En ce qui concerne la façon dont les femmes s’intègrent dans la structure patriarcale des Yakuzas, Jafé déclare : « Les Yakuzas ne sont pas plus patriarcaux que le reste du pays, donc la plupart des épouses de Yakuzas ont la vie de femmes au foyer japonaises « basiques ». Le groupe que j’ai suivi ressemble beaucoup à une famille. Pendant les réunions du groupe, alors que les hommes organisent l’argent et l’alcool, les femmes organisent généralement la nourriture. »
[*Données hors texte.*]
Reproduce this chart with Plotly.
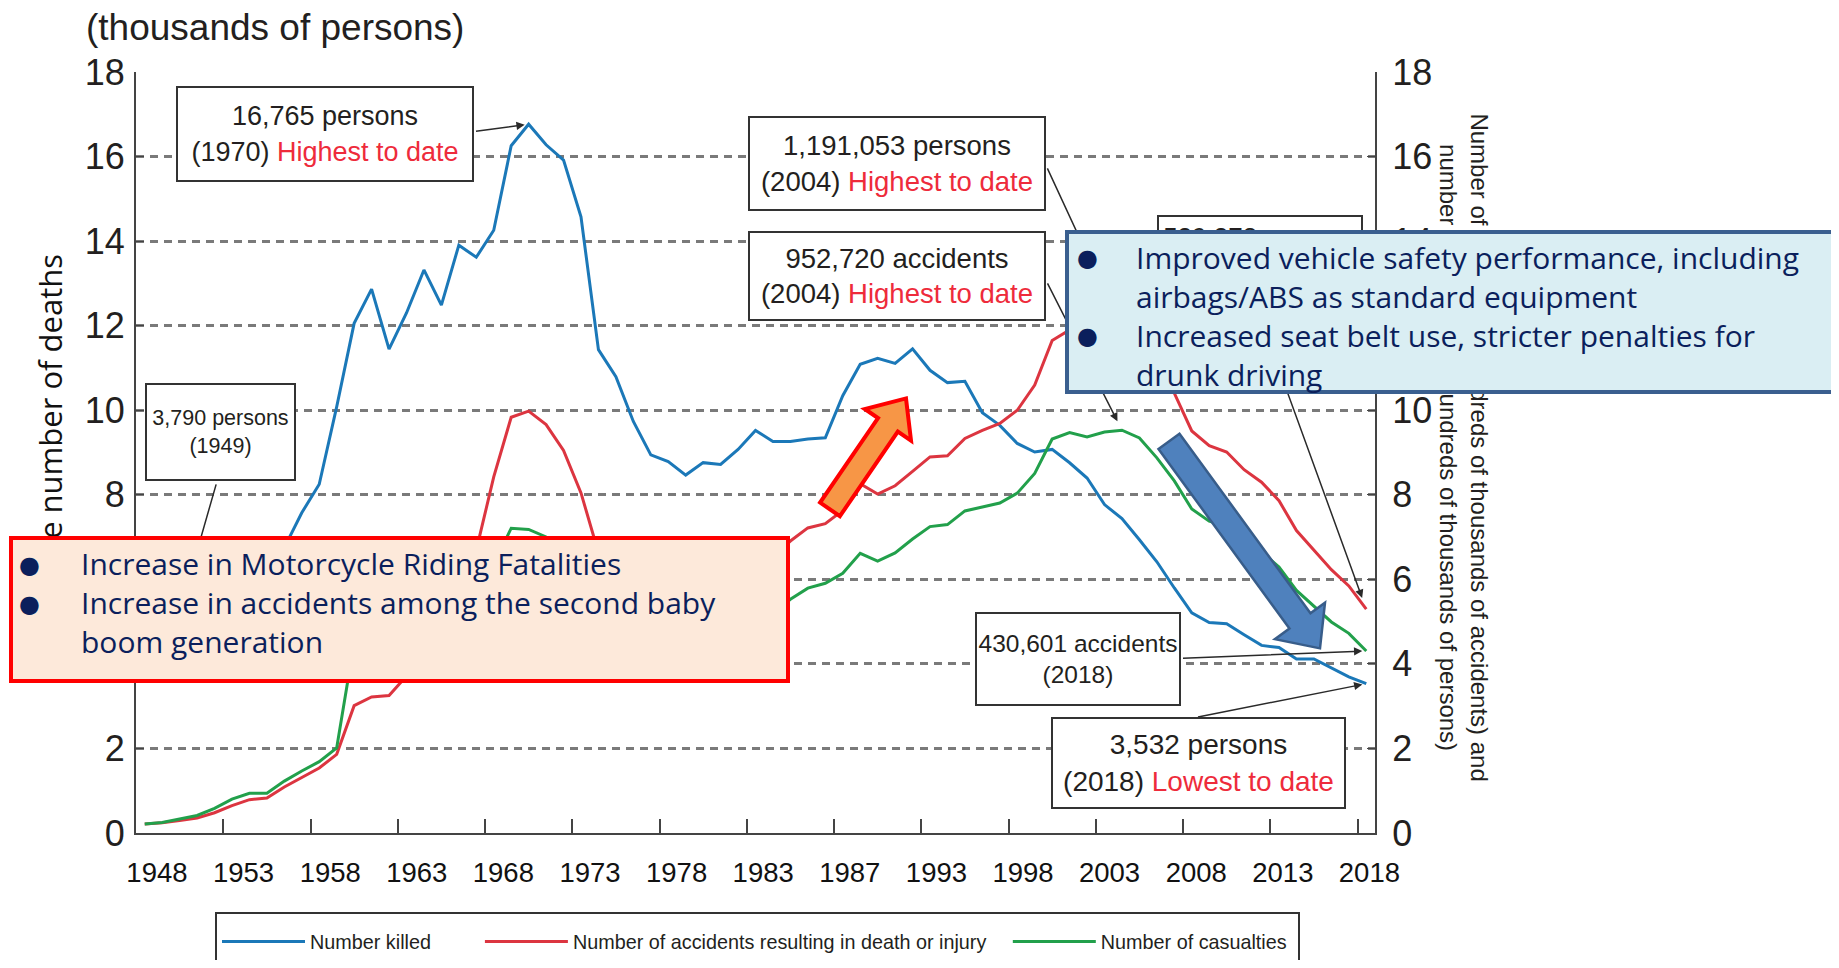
import plotly.graph_objects as go

# ---------------- data ----------------
years = list(range(1948, 2019))

# Number killed (thousands of persons)
killed = [3.848, 3.790, 4.202, 4.429, 4.696, 5.544, 6.374, 6.379, 6.751, 7.575,
          8.248, 10.079, 12.055, 12.865, 11.445, 12.301, 13.318, 12.484, 13.904, 13.618,
          14.256, 16.257, 16.765, 16.278, 15.918, 14.574, 11.432, 10.792, 9.734, 8.945,
          8.783, 8.466, 8.760, 8.719, 9.073, 9.520, 9.262, 9.261, 9.317, 9.347,
          10.344, 11.086, 11.227, 11.109, 11.452, 10.945, 10.653, 10.684, 9.943, 9.642,
          9.214, 9.012, 9.073, 8.757, 8.396, 7.768, 7.436, 6.937, 6.415, 5.796,
          5.209, 4.979, 4.948, 4.691, 4.438, 4.388, 4.113, 4.117, 3.904, 3.694, 3.532]

# red line (hundreds of thousands)
red_series = [0.215, 0.240, 0.297, 0.357, 0.480, 0.648, 0.788, 0.829, 1.088, 1.321,
              1.537, 1.860, 3.012, 3.216, 3.253, 3.714, 4.144, 4.382, 5.317, 6.690,
              8.423, 9.833, 9.979, 9.660, 9.051, 8.045, 6.629, 6.333, 6.237, 6.022,
              6.029, 6.047, 6.075, 6.161, 6.353, 6.643, 6.536, 6.906, 7.216, 7.315,
              7.632, 8.259, 8.015, 8.214, 8.555, 8.896, 8.924, 9.334, 9.521, 9.686,
              9.999, 10.594, 11.648, 11.898, 11.764, 11.894, 11.911, 11.641, 11.046, 10.404,
              9.509, 9.162, 9.012, 8.593, 8.298, 7.859, 7.155, 6.701, 6.228, 5.845, 5.294]

# green line (hundreds of thousands)
green_series = [0.213, 0.251, 0.332, 0.414, 0.585, 0.800, 0.939, 0.940, 1.227, 1.468,
                1.688, 2.013, 4.499, 4.937, 4.798, 5.320, 5.572, 5.673, 4.259, 5.215,
                6.351, 7.209, 7.181, 7.003, 6.593, 5.867, 4.905, 4.729, 4.710, 4.606,
                4.640, 4.716, 4.767, 4.856, 5.023, 5.264, 5.186, 5.528, 5.792, 5.907,
                6.145, 6.614, 6.431, 6.624, 6.953, 7.247, 7.295, 7.618, 7.711, 7.804,
                8.039, 8.504, 9.320, 9.473, 9.370, 9.483, 9.527, 9.343, 8.873, 8.327,
                7.664, 7.376, 7.259, 6.921, 6.652, 6.290, 5.738, 5.369, 4.992, 4.722, 4.306]

series_names = ["Number killed",
                "Number of accidents resulting in death or injury",
                "Number of casualties"]

x_tick_labels = ["1948", "1953", "1958", "1963", "1968", "1973", "1978", "1983",
                 "1987", "1993", "1998", "2003", "2008", "2013", "2018"]
x_label_positions = [1948.70, 1953.66, 1958.63, 1963.59, 1968.55, 1973.52, 1978.48, 1983.44,
                     1988.40, 1993.37, 1998.33, 2003.29, 2008.26, 2013.22, 2018.18]
x_tick_marks = [1952.5, 1957.5, 1962.5, 1967.5, 1972.5, 1977.5, 1982.5, 1987.5,
                1992.5, 1997.5, 2002.5, 2007.5, 2012.5, 2017.5]
y_ticks = [0, 2, 4, 6, 8, 10, 12, 14, 16, 18]

# ---------------- layout geometry (page pixels) ----------------
PAGE_W, PAGE_H = 1839, 968
OFF = 8                       # default body margin of the html page
FIG_W, FIG_H = PAGE_W - 2 * OFF, PAGE_H - 2 * OFF
L, R, T, B = 136, 1375, 71.5, 832.7      # plot area in page pixels
X0, X1 = 1947.5, 2018.5
Y0, Y1 = 0, 18

def PX(x):
    return (x - L) / (R - L)

def PY(y):
    return (B - y) / (B - T)

def data_px(xv, yv):
    return (L + (xv - X0) / (X1 - X0) * (R - L), B - (yv - Y0) / (Y1 - Y0) * (B - T))

BLUE = "#1B78B8"
RED = "#DC3540"
GREEN = "#22A04B"
TXT = "#231F20"
HL = "#EE2B3B"
NAVY = "#0B1F5C"

ARIAL = "Liberation Sans, Arial, Helvetica, sans-serif"
SEGOE = "Segoe UI, Open Sans, Noto Sans, sans-serif"

NB = "\u00a0"
legend_pad = [8, 3, 1]   # spacing after each legend entry

fig = go.Figure()
fig.add_trace(go.Scatter(x=years, y=killed, mode="lines",
                         name=series_names[0] + NB * legend_pad[0],
                         line=dict(color=BLUE, width=3), yaxis="y"))
fig.add_trace(go.Scatter(x=years, y=red_series, mode="lines",
                         name=series_names[1] + NB * legend_pad[1],
                         line=dict(color=RED, width=3), yaxis="y2"))
fig.add_trace(go.Scatter(x=years, y=green_series, mode="lines",
                         name=series_names[2] + NB * legend_pad[2],
                         line=dict(color=GREEN, width=3), yaxis="y2"))

annotations = []

def text_ann(x, y, text, size, font=ARIAL, color=TXT, xanchor="center", yanchor="middle",
             align="center", angle=0, **kw):
    d = dict(x=PX(x), y=PY(y), xref="paper", yref="paper", text=text, showarrow=False,
             font=dict(family=font, size=size, color=color), xanchor=xanchor,
             yanchor=yanchor, align=align, textangle=angle)
    d.update(kw)
    annotations.append(d)

# title
text_ann(84, 27, "(thousands of persons)", 37, xanchor="left")
# left axis title (partly hidden)
text_ann(50, 252, "The number of deaths", 31, font=SEGOE, color="#111", yanchor="top", angle=-90)
# right axis title
text_ann(1464, 447, "Number of accidents (hundreds of thousands of accidents) and<br>"
         "number of casualties (hundreds of thousands of persons)", 24, angle=90)

# arrows to data points
def arrow(xi, series, yref, tail, standoff=0):
    xv, yv = years[xi], series[xi]
    tx, ty = data_px(xv, yv)
    annotations.append(dict(x=xv, y=yv, xref="x", yref=yref, text=" ",
                            font=dict(size=2), showarrow=True, arrowhead=2,
                            arrowsize=1.1, arrowwidth=1.5, arrowcolor="#2a2a2a",
                            ax=tail[0] - tx, ay=tail[1] - ty, standoff=standoff))

i1970 = years.index(1970)
i1949 = years.index(1949)
i2004 = years.index(2004)
i2018 = years.index(2018)
arrow(i1970, killed, "y", (474, 131), 4)
arrow(i1949, killed, "y", (217, 481), 0)
arrow(i2004, red_series, "y2", (1046, 165), 0)
arrow(i2004, green_series, "y2", (1046, 280), 10)
arrow(i2018, red_series, "y2", (1254, 300), 12)
arrow(i2018, green_series, "y2", (1181, 658), 4)
arrow(i2018, killed, "y", (1196, 717), 4)

def box(x0, y0, x1, y1, text, size, valign="middle", pad=0):
    annotations.append(dict(x=PX((x0 + x1) / 2), y=PY((y0 + y1) / 2), xref="paper",
                            yref="paper", text=text, showarrow=False,
                            xanchor="center", yanchor="middle",
                            font=dict(family=ARIAL, size=size, color=TXT),
                            width=(x1 - x0) - 4 - 2 * pad, height=(y1 - y0) - 4 - 2 * pad,
                            bgcolor="white", bordercolor="#333", borderwidth=2,
                            borderpad=pad, align="center", valign=valign))

hl = "<span style='color:%s'>%%s</span>" % HL
box(176, 86, 474, 182, "16,765 persons<br>(1970) " + hl % "Highest to date", 27)
box(145, 383, 296, 481, "3,790 persons<br>(1949)", 21.5)
box(748, 116, 1046, 211, "1,191,053 persons<br>(2004) " + hl % "Highest to date", 27.5)
box(748, 231, 1046, 321, "952,720 accidents<br>(2004) " + hl % "Highest to date", 27.5)
box(1157, 215, 1363, 310, "529,378 persons<br>(2018)", 26, valign="top", pad=5)
box(975, 612, 1181, 706, "430,601 accidents<br>(2018)", 24.5)
box(1051, 717, 1346, 809, "3,532 persons<br>(2018) " + hl % "Lowest to date", 28)

# callout boxes
def callout(x0, y0, x1, y1, fill, border, bw):
    annotations.append(dict(x=PX((x0 + x1) / 2), y=PY((y0 + y1) / 2), xref="paper",
                            yref="paper", text=" ", showarrow=False,
                            xanchor="center", yanchor="middle",
                            font=dict(size=4), width=(x1 - x0) - 2 * bw,
                            height=(y1 - y0) - 2 * bw, bgcolor=fill,
                            bordercolor=border, borderwidth=bw, borderpad=0))

BULLET_FONT = "DejaVu Sans, sans-serif"

callout(9, 536, 790, 683, "#FDE9DA", "#FF0000", 4)
text_ann(29, 565, "●", 24, font=BULLET_FONT, color=NAVY)
text_ann(29, 604, "●", 24, font=BULLET_FONT, color=NAVY)
text_ann(79, 602, "Increase in Motorcycle Riding Fatalities<br>"
         "Increase in accidents among the second baby<br>boom generation",
         30, font=SEGOE, color=NAVY, xanchor="left", align="left")

callout(1065, 230, 1880, 394, "#DAEEF3", "#3A5F8F", 4)
text_ann(1087, 258, "●", 24, font=BULLET_FONT, color=NAVY)
text_ann(1087, 336, "●", 24, font=BULLET_FONT, color=NAVY)
text_ann(1134, 315.5, "Improved vehicle safety performance, including<br>"
         "airbags/ABS as standard equipment<br>"
         "Increased seat belt use, stricter penalties for<br>drunk driving",
         30, font=SEGOE, color=NAVY, xanchor="left", align="left")

# block arrows (shapes)
def block_arrow(tail, tip, shaft_w, head_w, head_len):
    tx, ty = tail
    px_, py_ = tip
    dx, dy = px_ - tx, py_ - ty
    ln = (dx * dx + dy * dy) ** 0.5
    ux, uy = dx / ln, dy / ln
    nx, ny = -uy, ux
    bx, by = px_ - ux * head_len, py_ - uy * head_len
    pts = [(tx + nx * shaft_w / 2, ty + ny * shaft_w / 2),
           (bx + nx * shaft_w / 2, by + ny * shaft_w / 2),
           (bx + nx * head_w / 2, by + ny * head_w / 2),
           (px_, py_),
           (bx - nx * head_w / 2, by - ny * head_w / 2),
           (bx - nx * shaft_w / 2, by - ny * shaft_w / 2),
           (tx - nx * shaft_w / 2, ty - ny * shaft_w / 2)]
    return "M " + " L ".join("%.5f,%.5f" % (PX(a), PY(b)) for a, b in pts) + " Z"

shapes = [
    dict(type="path", xref="paper", yref="paper", layer="above",
         path=block_arrow((830, 509), (906, 398), 24, 56, 32),
         fillcolor="#F79646", line=dict(color="#FF0000", width=4)),
    dict(type="path", xref="paper", yref="paper", layer="above",
         path=block_arrow((1169, 441), (1320, 648), 26, 62, 34),
         fillcolor="#4F81BD", line=dict(color="#385D8A", width=2.5)),
]

fig.update_layout(
    width=FIG_W, height=FIG_H,
    margin=dict(l=L - OFF, r=FIG_W - (R - OFF), t=T - OFF, b=FIG_H - (B - OFF),
                autoexpand=False),
    paper_bgcolor="white", plot_bgcolor="white",
    showlegend=True,
    legend=dict(orientation="h", x=PX(215), y=PY(912), xanchor="left", yanchor="top",
                bordercolor="#333", borderwidth=2, bgcolor="white",
                font=dict(family=ARIAL, size=19.8, color=TXT), itemwidth=83,
                title=dict(text=" ", font=dict(size=6), side="top"),
                traceorder="normal"),
    xaxis=dict(range=[X0, X1], tickmode="array", tickvals=x_label_positions,
               ticktext=x_tick_labels, ticks="", showgrid=False, zeroline=False,
               showline=True, linecolor="#444", linewidth=2,
               tickfont=dict(family=ARIAL, size=27.5, color="#111"),
               ticklabelstandoff=14,
               minor=dict(tickmode="array", tickvals=x_tick_marks, ticks="inside",
                          ticklen=14, tickwidth=1.5, tickcolor="#444", showgrid=False)),
    yaxis=dict(range=[Y0, Y1], tickmode="array", tickvals=y_ticks, showgrid=True,
               gridcolor="#7a7a7a", gridwidth=2.5, griddash="8px,6px", zeroline=False,
               showline=True, linecolor="#444", linewidth=2, ticks="inside",
               ticklen=8, tickcolor="#444", ticklabelstandoff=2,
               tickfont=dict(family=ARIAL, size=36, color=TXT)),
    yaxis2=dict(range=[Y0, Y1], tickmode="array", tickvals=y_ticks, overlaying="y",
                side="right", showgrid=False, zeroline=False, showline=True,
                linecolor="#444", linewidth=2, ticks="inside", ticklen=8,
                tickcolor="#444", ticklabelstandoff=8,
                tickfont=dict(family=ARIAL, size=36, color=TXT)),
    annotations=annotations,
    shapes=shapes,
)

fig.write_html("out.html")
« Selon le Yakuza que vous épousez, votre rôle varie. La femme du patron a un rôle vital dans le groupe. Elle est l’ombre du patron. Elle marche à ses côtés et sait tout. Son rôle est de s’occuper des jeunes recrues et de conseiller le chef. Si le patron va en prison, ou meurt, sa femme prend la tête du groupe. »
C’est ce dévouement de toute une vie que Jafé a choisi de refléter en intitulant sa série, Je te donne ma vie (命預けます). « Je voulais donner une voix à ces femmes, qui n’ont pas toujours l’occasion de s’exprimer et montrer que « derrière chaque grand homme, il y a une grande femme » »
2014, Chiba. Les jeunes sbires s’occupent des enfants sur la plage pour la célébration de « Umi no hi », le jour de la mer.
2015, Saitama. Chien en peluche dans le bureau du patron.
2016, Tokyo. Des amoureux ayant un moment intime.
2016, Takamastu. Pieuvre.
2015, Asakusa, Tokyo. Femmes du groupe pendant le Sanja matsuri (festival japonais).
L’œuvre de Jafé sera exposée à la galerie d’Akio Nagasawa pendant Photo London.